MIP – “Ad occhi spenti” di Serena Vestene

Ad occhi spenti nella Nota di lettura di Miriam Bruni

Serena Vestene

Pubblicato il 17/07/2022


Ad occhi spenti, Ed.Photocity 2013 - Nota di lettura

L’anima fa rumore: questa la prima e più corposa sezione del libro.

A dire che i testi iniziali nascono appunto da un farsi sentire dell’anima, un “sussurro potente”(p.47) che forse chiedeva di tramutarsi in parole, “un fiume di ricordi” a viaggiare in petto (p.9) e i segni di un “io ingombrante” (p.4),  l’esperienza dei sensi come un “vagito più intimo di un pianto” , da ascoltare (p.40) e la consapevolezza di quanto l’indole di ciascuno abbia “matrici profonde”(p.16).

Qui Serena tende forse ad eccedere nelle parole e frasi lunghe, in discorsi non sempre facili da seguire; ma è anche vero che poi il senso lo si ritrova all’improvviso, come dinanzi a un Chiaro-di-bosco, direbbe Zambrano, una filosofa spagnola che conosco piuttosto bene e che si è dedicata prevalentemente alla scrittura e ad una nuova definizione di Ragione poetica, a una nuova definizione di arte di vivere, inclusiva dei sensi e dei sensi dell’anima.

Più di tutto mi pare che in questa sua prima pubblicazione, ella affermi la sua brama di vita vera, nuda, luminescente e ariosa! (vedi p.29 e 30). L’autrice esprime il desiderio di emulare il perfetto fluire della Natura – che non ha riserve, né avarie umane – ma impara ben presto che per uomini e donne è diverso: è una continua conquista, un orizzonte sempre da inseguire, senza mai raggiungerlo perfettamente.

E in questa ricerca di un qui ed ora che possa rivestirsi di eterno, o perlomeno di “essenza”, la Vestene decide di mettersi concretamente in cammino, e calpestare suoli lontani, contemplare cieli australiani…

Si apre quindi la seconda sezione di Ad occhi spenti, quella in cui troviamo le poesie dedicate ai viaggi, e di cui segnalo anzitutto la bella suggestione di p. 55, in cui l’io narrante parla alla propria anima e le confessa che a volte non la vede, non però perché essa si dilegua, quanto piuttosto perché è l’ io ad allontanarsi, viaggiare altrove, in quelle “contorsioni della mente” da cui sarebbe meglio distaccarsi, con l’aiuto della Luna. (p.56)

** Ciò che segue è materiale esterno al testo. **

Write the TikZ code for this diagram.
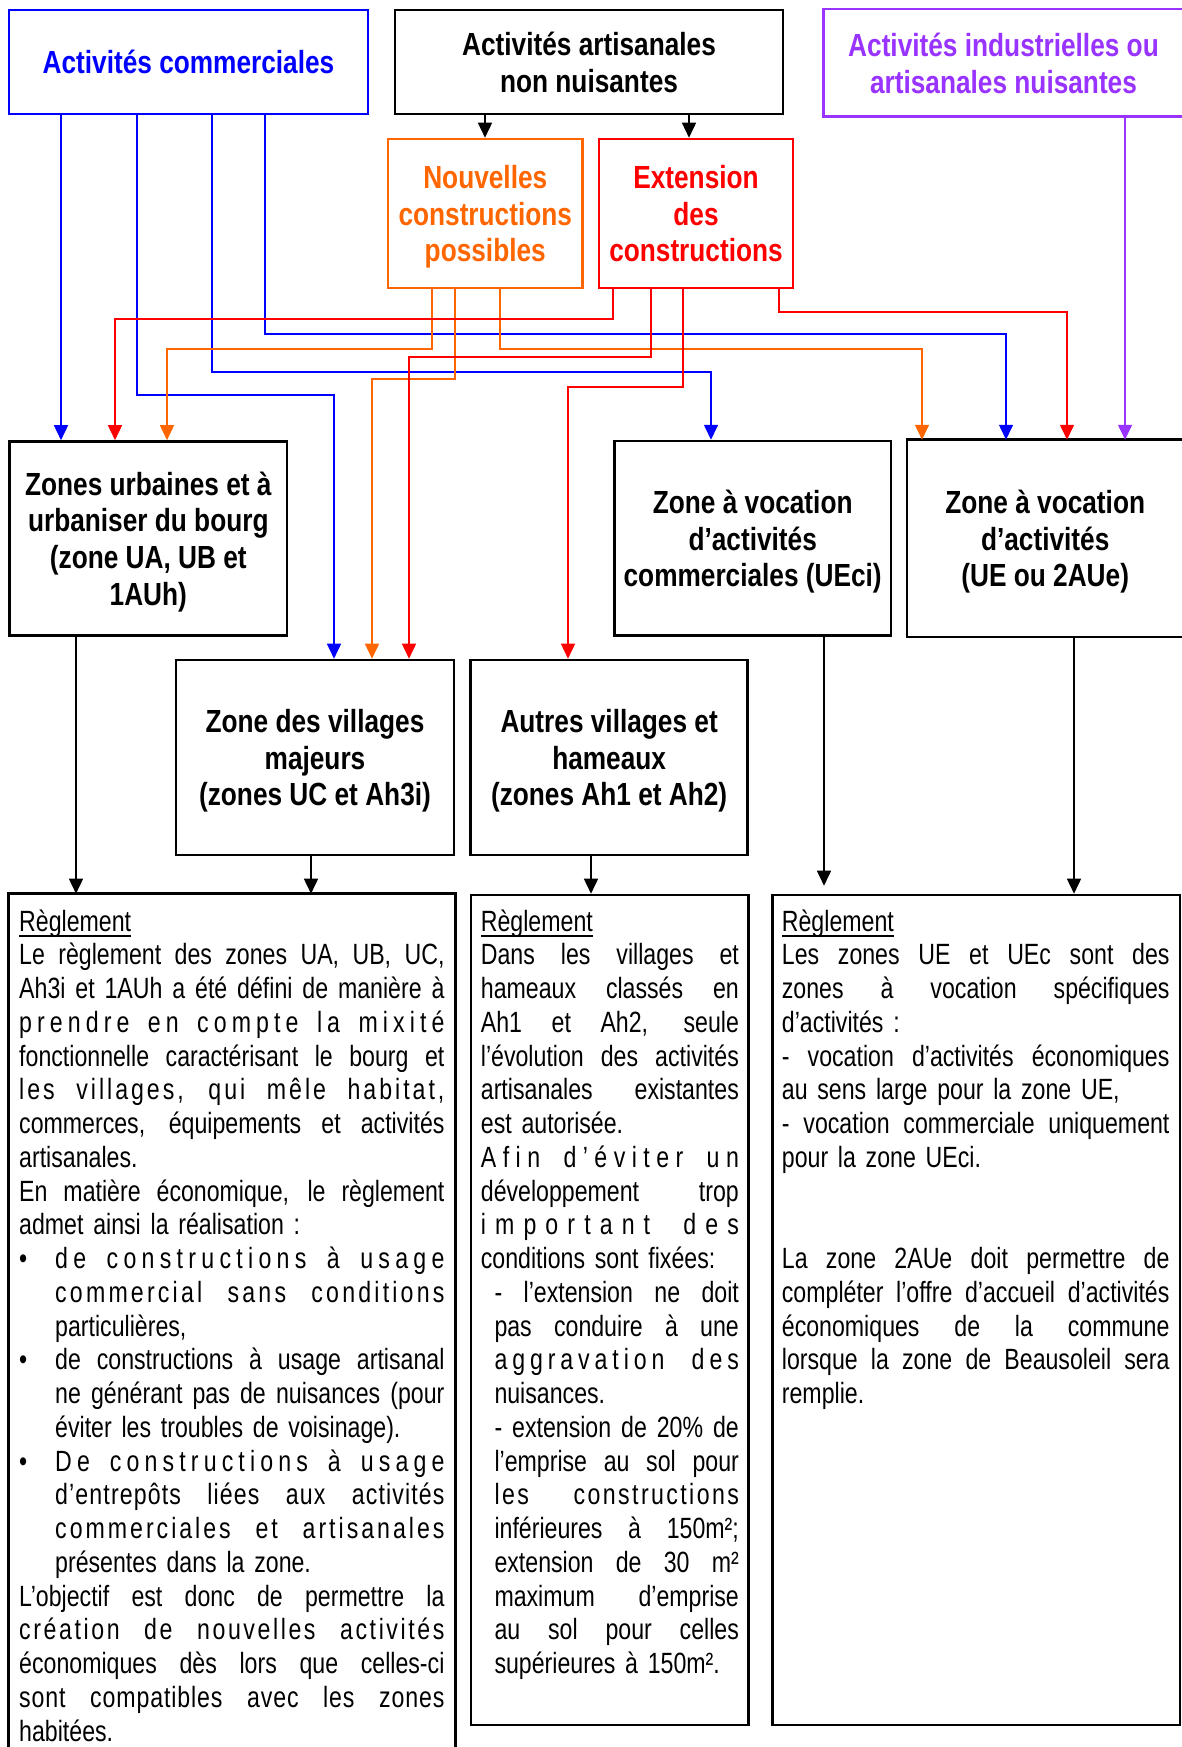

“Fervidi e vivi”(p.55), gli occhi dell’anima non si lasciano ingannare, ottenebrare facilmente. La fuliggine, il nero da togliere è sulle dita, e allora pazientemente ci si porrà a lavarle, e poi ridipingerle di verde, di giallo, di azzurro, di rosso, di oro! (p.26).

La Vestene ha una particolare predilezione per i riverberi dei colori, ne indica i significati simbolici, li usa per qualificare molte delle descrizioni poetiche dei suoi itinerari e sguardi sulle diversità del Creato (p.52).

Dopo essersi specchiata “nel solco che lascia la risacca” o “in una sedia a sdraio abbandonata”- vedremm l’autrice giungere ad una inedita pienezza, ad un

coeso sottofondo d’atomi e lacrime.
E nella catarsi di colori
e in un guado di altezze,

sentii il disciogliermi fiume
con tutta l’acqua,
il districarmi roccia
con tutto il peso,
il frammentarmi in polvere
con tutti i deserti,

scriverà a pagina 67.

Questo approdo consiste non in un luogo ma in un farsi, in un farsi poesia, come ben delineato in un testo ancora nella prima sezione (p.45) . D’ora innanzi la Vestene guarderà e agirà nel mondo con quella consapevolezza che fu anche di Antonia Pozzi: “Accetto d’esser poeta”.